- _Source records_
▼

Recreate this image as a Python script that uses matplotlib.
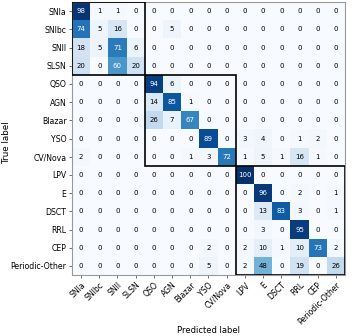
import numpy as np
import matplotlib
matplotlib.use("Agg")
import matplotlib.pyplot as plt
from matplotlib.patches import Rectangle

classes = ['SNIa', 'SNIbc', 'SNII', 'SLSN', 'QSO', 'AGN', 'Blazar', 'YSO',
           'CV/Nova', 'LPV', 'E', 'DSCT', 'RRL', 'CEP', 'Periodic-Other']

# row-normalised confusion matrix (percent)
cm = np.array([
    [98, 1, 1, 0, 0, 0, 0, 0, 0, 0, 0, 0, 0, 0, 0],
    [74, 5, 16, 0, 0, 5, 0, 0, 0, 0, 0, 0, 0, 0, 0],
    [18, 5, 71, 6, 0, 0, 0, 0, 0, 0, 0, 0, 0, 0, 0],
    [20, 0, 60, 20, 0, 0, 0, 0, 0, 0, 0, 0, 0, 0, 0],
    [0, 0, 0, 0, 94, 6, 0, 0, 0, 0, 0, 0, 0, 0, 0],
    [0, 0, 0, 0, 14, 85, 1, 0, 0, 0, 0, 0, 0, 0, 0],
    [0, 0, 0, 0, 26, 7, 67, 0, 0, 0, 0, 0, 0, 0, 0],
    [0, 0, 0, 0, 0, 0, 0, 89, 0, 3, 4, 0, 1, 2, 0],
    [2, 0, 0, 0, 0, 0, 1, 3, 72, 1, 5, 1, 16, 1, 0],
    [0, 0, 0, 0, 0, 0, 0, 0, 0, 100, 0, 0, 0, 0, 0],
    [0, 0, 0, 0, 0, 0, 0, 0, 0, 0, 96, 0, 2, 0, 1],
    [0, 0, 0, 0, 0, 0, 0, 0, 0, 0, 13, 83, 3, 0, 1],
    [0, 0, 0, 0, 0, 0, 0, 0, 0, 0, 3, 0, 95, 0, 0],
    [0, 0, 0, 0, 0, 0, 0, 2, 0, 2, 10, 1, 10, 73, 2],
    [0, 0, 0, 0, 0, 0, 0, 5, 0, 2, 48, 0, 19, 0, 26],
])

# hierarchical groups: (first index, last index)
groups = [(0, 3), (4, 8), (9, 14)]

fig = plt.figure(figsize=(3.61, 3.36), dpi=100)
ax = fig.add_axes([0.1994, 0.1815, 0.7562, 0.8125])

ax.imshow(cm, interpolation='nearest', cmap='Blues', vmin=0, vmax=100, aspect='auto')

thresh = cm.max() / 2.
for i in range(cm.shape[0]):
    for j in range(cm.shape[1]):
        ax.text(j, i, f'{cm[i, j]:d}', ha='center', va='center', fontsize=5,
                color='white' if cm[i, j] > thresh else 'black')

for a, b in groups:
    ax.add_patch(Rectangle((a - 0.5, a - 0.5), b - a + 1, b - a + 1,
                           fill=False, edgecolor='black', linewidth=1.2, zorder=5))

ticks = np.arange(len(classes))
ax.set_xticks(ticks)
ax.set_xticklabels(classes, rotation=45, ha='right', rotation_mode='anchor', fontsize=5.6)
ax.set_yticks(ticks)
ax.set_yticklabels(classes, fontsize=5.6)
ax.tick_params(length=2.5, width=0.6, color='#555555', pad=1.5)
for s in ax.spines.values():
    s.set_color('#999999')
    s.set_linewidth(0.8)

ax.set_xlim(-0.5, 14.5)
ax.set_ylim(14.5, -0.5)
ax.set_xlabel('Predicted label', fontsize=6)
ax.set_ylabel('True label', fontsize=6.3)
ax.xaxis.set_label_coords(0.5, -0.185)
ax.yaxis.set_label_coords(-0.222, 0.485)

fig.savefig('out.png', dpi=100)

▲
▼

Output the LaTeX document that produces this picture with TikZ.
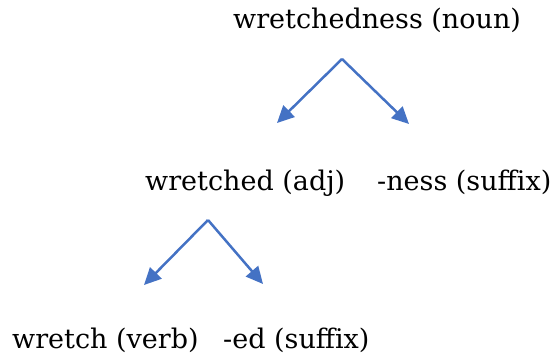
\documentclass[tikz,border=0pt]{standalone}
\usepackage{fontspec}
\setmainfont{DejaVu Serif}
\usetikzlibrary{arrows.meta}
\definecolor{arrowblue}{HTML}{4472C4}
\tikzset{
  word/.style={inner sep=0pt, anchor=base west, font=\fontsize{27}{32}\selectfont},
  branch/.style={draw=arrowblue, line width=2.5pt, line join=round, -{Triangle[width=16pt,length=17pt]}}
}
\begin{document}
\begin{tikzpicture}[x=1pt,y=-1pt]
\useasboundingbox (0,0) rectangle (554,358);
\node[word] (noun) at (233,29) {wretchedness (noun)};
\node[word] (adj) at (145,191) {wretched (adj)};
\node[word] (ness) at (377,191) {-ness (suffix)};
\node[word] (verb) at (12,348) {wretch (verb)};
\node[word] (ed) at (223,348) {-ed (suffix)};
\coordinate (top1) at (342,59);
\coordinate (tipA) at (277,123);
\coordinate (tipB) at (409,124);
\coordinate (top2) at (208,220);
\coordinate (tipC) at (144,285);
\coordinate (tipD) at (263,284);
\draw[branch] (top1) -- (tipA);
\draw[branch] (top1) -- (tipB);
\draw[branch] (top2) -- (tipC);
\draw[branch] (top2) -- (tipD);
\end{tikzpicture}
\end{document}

▲

- _Goal_
Within the listing above, extract exactly the lines that run from the one containing "Recreate this image" through the one containing "fill=False, edgecolor='black', linewidth=1.2, zorder=5))", excluding any pictures.

- _Correct result_
Recreate this image as a Python script that uses matplotlib.
import numpy as np
import matplotlib
matplotlib.use("Agg")
import matplotlib.pyplot as plt
from matplotlib.patches import Rectangle

classes = ['SNIa', 'SNIbc', 'SNII', 'SLSN', 'QSO', 'AGN', 'Blazar', 'YSO',
           'CV/Nova', 'LPV', 'E', 'DSCT', 'RRL', 'CEP', 'Periodic-Other']

# row-normalised confusion matrix (percent)
cm = np.array([
    [98, 1, 1, 0, 0, 0, 0, 0, 0, 0, 0, 0, 0, 0, 0],
    [74, 5, 16, 0, 0, 5, 0, 0, 0, 0, 0, 0, 0, 0, 0],
    [18, 5, 71, 6, 0, 0, 0, 0, 0, 0, 0, 0, 0, 0, 0],
    [20, 0, 60, 20, 0, 0, 0, 0, 0, 0, 0, 0, 0, 0, 0],
    [0, 0, 0, 0, 94, 6, 0, 0, 0, 0, 0, 0, 0, 0, 0],
    [0, 0, 0, 0, 14, 85, 1, 0, 0, 0, 0, 0, 0, 0, 0],
    [0, 0, 0, 0, 26, 7, 67, 0, 0, 0, 0, 0, 0, 0, 0],
    [0, 0, 0, 0, 0, 0, 0, 89, 0, 3, 4, 0, 1, 2, 0],
    [2, 0, 0, 0, 0, 0, 1, 3, 72, 1, 5, 1, 16, 1, 0],
    [0, 0, 0, 0, 0, 0, 0, 0, 0, 100, 0, 0, 0, 0, 0],
    [0, 0, 0, 0, 0, 0, 0, 0, 0, 0, 96, 0, 2, 0, 1],
    [0, 0, 0, 0, 0, 0, 0, 0, 0, 0, 13, 83, 3, 0, 1],
    [0, 0, 0, 0, 0, 0, 0, 0, 0, 0, 3, 0, 95, 0, 0],
    [0, 0, 0, 0, 0, 0, 0, 2, 0, 2, 10, 1, 10, 73, 2],
    [0, 0, 0, 0, 0, 0, 0, 5, 0, 2, 48, 0, 19, 0, 26],
])

# hierarchical groups: (first index, last index)
groups = [(0, 3), (4, 8), (9, 14)]

fig = plt.figure(figsize=(3.61, 3.36), dpi=100)
ax = fig.add_axes([0.1994, 0.1815, 0.7562, 0.8125])

ax.imshow(cm, interpolation='nearest', cmap='Blues', vmin=0, vmax=100, aspect='auto')

thresh = cm.max() / 2.
for i in range(cm.shape[0]):
    for j in range(cm.shape[1]):
        ax.text(j, i, f'{cm[i, j]:d}', ha='center', va='center', fontsize=5,
                color='white' if cm[i, j] > thresh else 'black')

for a, b in groups:
    ax.add_patch(Rectangle((a - 0.5, a - 0.5), b - a + 1, b - a + 1,
                           fill=False, edgecolor='black', linewidth=1.2, zorder=5))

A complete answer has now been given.